In two different stints with the big team, Breslow appeared in 14 games, posting a 2.20 ERA and striking out 14 in 16.1 innings. With Chris Hammond struggling with a groin injury over the last week of the season, there was some thought that the young lefty might be on the playoff roster, but it appears he'll be joining those chasing the dream rather than the pennant this October.
Kottaras is one of the Padres' prized minor leaguers. Originally drafted in the 20th round of the 2002 draft out of noted baseball hotbed Scarborough Ontario, the left-hand hitting catcher was one of the top catching prospects in the minor leagues this year. After hitting .303/.396/.469 in 91 games at Lake Elsinore, he earned a promotion to AA, where he posted another on base percentage over .400 and slugged .416 in the humid air of the Southern League.
Rusty Tucker appeared to be on the fast track as a closer in 2003 when he struck out 63 in 53 innings at Mobile while recording a then-record 28 saves. However, arm trouble led to Tommy John surgery, which kept him out of action for much of 2004. Coming back to Mobile this year, he posted shaky numbers including a 5.31 ERA and 49 walks in 62.2 innings.
Michael Johnson took the one spot each team is allowed for a prospect below the Double-A level. Originally taken one round behind his Clemson teammate Khalil Greene in 2003, the big lefty has shown immense raw power in his two seasons in the system, but he's also missed significant time to injuries both years. When on the field for the Storm this year, he powered 21 homers in 288 at bats on his way to a .618 slugging percentage. The AFL offers him a chance to make up some of his lost time and to test his unorthodox swing against higher-caliber pitchers.

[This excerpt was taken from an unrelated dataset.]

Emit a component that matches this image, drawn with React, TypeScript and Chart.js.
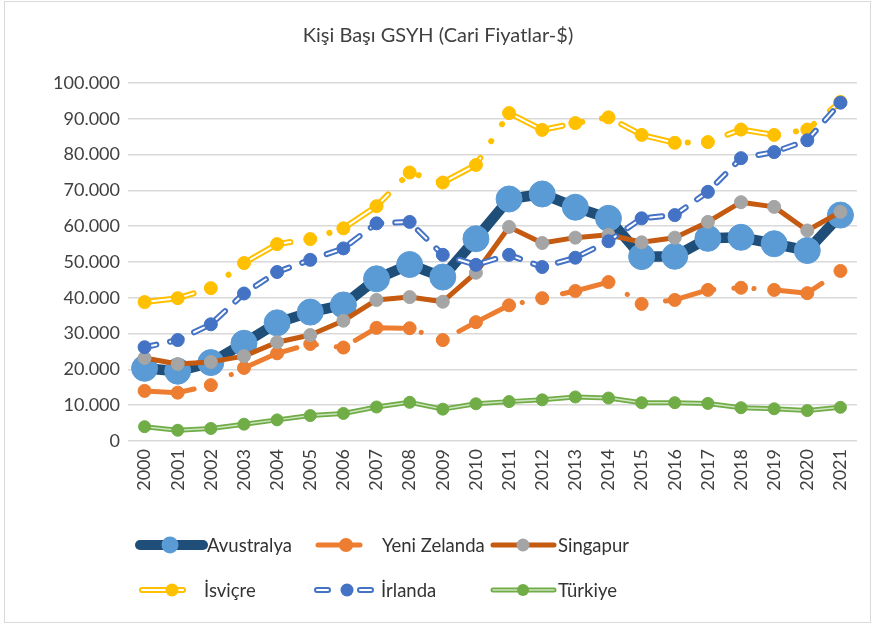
import React, { useEffect, useRef } from 'react';
import { Chart, registerables } from 'chart.js';

Chart.register(...registerables);

const years = ['2000', '2001', '2002', '2003', '2004', '2005', '2006', '2007', '2008', '2009', '2010', '2011', '2012', '2013', '2014', '2015', '2016', '2017', '2018', '2019', '2020', '2021'];
const avustralya = [20300, 19500, 21900, 27300, 33000, 36000, 38000, 45300, 49300, 45800, 56500, 67600, 69000, 65300, 62200, 51500, 51600, 56600, 56900, 55100, 53200, 63100];
const yeniZelanda = [14000, 13500, 15600, 20400, 24500, 27100, 26100, 31600, 31500, 28200, 33200, 37900, 39900, 41900, 44400, 38300, 39400, 42200, 42800, 42200, 41300, 47500];
const singapur = [23200, 21500, 22100, 23700, 27600, 29600, 33600, 39400, 40200, 38900, 47000, 59800, 55300, 56800, 57600, 55500, 56800, 61200, 66700, 65400, 58800, 64000];
const isvicre = [38800, 39900, 42700, 49700, 55000, 56400, 59400, 65600, 75000, 72200, 77100, 91600, 86900, 88800, 90400, 85500, 83300, 83500, 87000, 85500, 87000, 94700];
const irlanda = [26200, 28200, 32600, 41200, 47200, 50600, 53800, 60800, 61200, 52000, 49200, 52000, 48600, 51200, 55800, 62200, 63100, 69600, 79000, 80700, 84000, 94500];
const turkiye = [4000, 3000, 3500, 4700, 5900, 7100, 7700, 9500, 10800, 8900, 10400, 11000, 11500, 12300, 12000, 10700, 10700, 10500, 9300, 9000, 8500, 9400];

const yTickMax = 100000;
const yTickStep = 10000;
const titleText = 'Kişi Başı GSYH (Cari Fiyatlar-$)';
const FONT = 'Lato';

type Series = {
  label: string;
  data: number[];
  line: string;
  lineWidth: number;
  dash: number[];
  inner: null | { color: string; width: number; dash: number[] };
  marker: string;
  r: number;
  legendR: number;
  legendLineWidth: number;
  legendDash?: number[];
};

const longDashDotDot = [50, 20, 0.1, 20, 0.1, 21];
const longDashOnly = [50, 61.2];

const series: Series[] = [
  { label: 'Avustralya', data: avustralya, line: '#1F4E79', lineWidth: 10.5, dash: [], inner: null, marker: '#5B9BD5', r: 13, legendR: 8.5, legendLineWidth: 10 },
  { label: 'Yeni Zelanda', data: yeniZelanda, line: '#ED7D31', lineWidth: 5, dash: longDashDotDot, inner: null, marker: '#ED7D31', r: 6.5, legendR: 7, legendLineWidth: 5 },
  { label: 'Singapur', data: singapur, line: '#C55A11', lineWidth: 5, dash: [], inner: null, marker: '#A5A5A5', r: 6.5, legendR: 6.5, legendLineWidth: 5 },
  { label: 'İsviçre', data: isvicre, line: '#FFC000', lineWidth: 6, dash: longDashDotDot, inner: { color: '#FFFFFF', width: 2, dash: longDashOnly }, marker: '#FFC000', r: 6.5, legendR: 6.5, legendLineWidth: 6 },
  { label: 'İrlanda', data: irlanda, line: '#4472C4', lineWidth: 6, dash: [12, 14], inner: { color: '#FFFFFF', width: 2, dash: [12, 14] }, marker: '#4472C4', r: 6.5, legendR: 6.5, legendLineWidth: 6, legendDash: [11, 32] },
  { label: 'Türkiye', data: turkiye, line: '#70AD47', lineWidth: 5, dash: [], inner: { color: 'rgba(255,255,255,0.65)', width: 1.5, dash: [] }, marker: '#70AD47', r: 6, legendR: 6, legendLineWidth: 5 },
];

const legendLayout = [
  { x1: 140, x2: 203, mx: 170, y: 545, tx: 207 },
  { x1: 318, x2: 360, mx: 346, y: 545, tx: 382 },
  { x1: 493, x2: 554, mx: 523, y: 545, tx: 558 },
  { x1: 142, x2: 183, mx: 172, y: 590, tx: 204 },
  { x1: 317, x2: 376, mx: 347, y: 590, tx: 381 },
  { x1: 493, x2: 554, mx: 523, y: 590, tx: 558 },
];

const fmt = (v: number) => (v === 0 ? '0' : String(v).replace(/\B(?=(\d{3})+(?!\d))/g, '.'));

const frameplugin = {
  id: 'frame',
  beforeDraw(chart: any) {
    const ctx = chart.ctx;
    ctx.save();
    ctx.fillStyle = '#FFFFFF';
    ctx.fillRect(0, 0, chart.width, chart.height);
    ctx.strokeStyle = '#D9D9D9';
    ctx.lineWidth = 1;
    ctx.strokeRect(4.5, 1.5, 866, 621);
    ctx.restore();
  },
};

const legendPlugin = {
  id: 'excelLegend',
  afterDraw(chart: any) {
    const ctx = chart.ctx as CanvasRenderingContext2D;
    ctx.save();
    series.forEach((s, i) => {
      const L = legendLayout[i];
      ctx.lineCap = 'round';
      ctx.lineJoin = 'round';
      const dash = s.legendDash || s.dash;
      ctx.setLineDash(dash);
      ctx.strokeStyle = s.line;
      ctx.lineWidth = s.legendLineWidth;
      ctx.beginPath();
      ctx.moveTo(L.x1, L.y);
      ctx.lineTo(L.x2, L.y);
      ctx.stroke();
      if (s.inner) {
        ctx.setLineDash(s.legendDash || s.inner.dash);
        ctx.strokeStyle = s.inner.color;
        ctx.lineWidth = s.inner.width;
        ctx.beginPath();
        ctx.moveTo(L.x1, L.y);
        ctx.lineTo(L.x2, L.y);
        ctx.stroke();
      }
      ctx.setLineDash([]);
      ctx.fillStyle = s.marker;
      ctx.beginPath();
      ctx.arc(L.mx, L.y, s.legendR, 0, Math.PI * 2);
      ctx.fill();
      ctx.fillStyle = '#333333';
      ctx.font = `18.5px ${FONT}`;
      ctx.textBaseline = 'middle';
      ctx.textAlign = 'left';
      ctx.fillText(s.label, L.tx, L.y + 1);
    });
    ctx.restore();
  },
};

export default function App() {
  const ref = useRef<HTMLCanvasElement | null>(null);

  useEffect(() => {
    document.body.style.margin = '0';
    if (!ref.current) return;
    const datasets: any[] = [];
    series.forEach((s, i) => {
      const base = (5 - i) * 3;
      datasets.push({
        label: s.label,
        data: s.data,
        borderColor: s.line,
        backgroundColor: s.line,
        borderWidth: s.lineWidth,
        borderDash: s.dash,
        borderCapStyle: 'round',
        borderJoinStyle: 'round',
        pointRadius: 0,
        pointHoverRadius: 0,
        tension: 0,
        fill: false,
        order: base + 2,
      });
      if (s.inner) {
        datasets.push({
          label: s.label + ' (iç)',
          data: s.data,
          borderColor: s.inner.color,
          borderWidth: s.inner.width,
          borderDash: s.inner.dash,
          borderCapStyle: 'round',
          borderJoinStyle: 'round',
          pointRadius: 0,
          pointHoverRadius: 0,
          tension: 0,
          fill: false,
          order: base + 1,
        });
      }
      datasets.push({
        label: s.label + ' (işaret)',
        data: s.data,
        showLine: false,
        pointRadius: s.r,
        pointHoverRadius: s.r,
        pointBackgroundColor: s.marker,
        pointBorderColor: s.marker,
        pointBorderWidth: 1,
        order: base,
      });
    });

    const chart = new Chart(ref.current, {
      type: 'line',
      data: { labels: years, datasets },
      options: {
        responsive: false,
        animation: false,
        devicePixelRatio: 1,
        layout: { padding: { left: 19, right: 19, top: 0, bottom: 116 } },
        plugins: {
          legend: { display: false },
          tooltip: { enabled: false },
          title: {
            display: true,
            text: titleText,
            color: '#404040',
            font: { family: FONT, size: 20, weight: 'normal' },
            padding: { top: 24, bottom: 35 },
          },
        },
        scales: {
          x: {
            offset: true,
            grid: { display: false, drawTicks: false },
            border: { display: false },
            ticks: {
              color: '#404040',
              font: { family: FONT, size: 18 },
              minRotation: 90,
              maxRotation: 90,
              padding: 8,
              autoSkip: false,
            },
            afterFit: (scale: any) => {
              scale.height = 70;
            },
          },
          y: {
            min: 0,
            max: yTickMax,
            grid: { color: '#D9D9D9', lineWidth: 1.5, drawTicks: false },
            border: { display: false },
            ticks: {
              stepSize: yTickStep,
              color: '#404040',
              font: { family: FONT, size: 18 },
              padding: 8,
              callback: (v: any) => fmt(Number(v)),
            },
            afterFit: (scale: any) => {
              scale.width = 109;
            },
          },
        },
      },
      plugins: [frameplugin, legendPlugin],
    });
    return () => chart.destroy();
  }, []);

  return (
    <div style={{ position: 'fixed', left: 0, top: 0, width: 876, height: 627, background: '#fff' }}>
      <canvas ref={ref} width={876} height={627} style={{ width: 876, height: 627, display: 'block' }} />
    </div>
  );
}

Cassel is not the typical hot prospect for the AFL. In the Padres' system since 2001, he has been used primarily as a reliever over the last four seasons, amassing a career ERA of 4.08. This year, he split time between Mobile and Portland, helping to fill the void when the Beavers' starting rotation was decimated. The extra work and visibility of playing with the Javelinas will allow him to test himself against tough competition.
Among their teammates in Peoria, attention is likely to focus on Oriole pitcher Adam Loewen, the third overall pick in this year's draft Jeff Clement, the Brewers' behemoth Prince Fielder, and Oriole outfielder Nick Markakis who absolutely mashed in the Carolina and Eastern Leagues this year.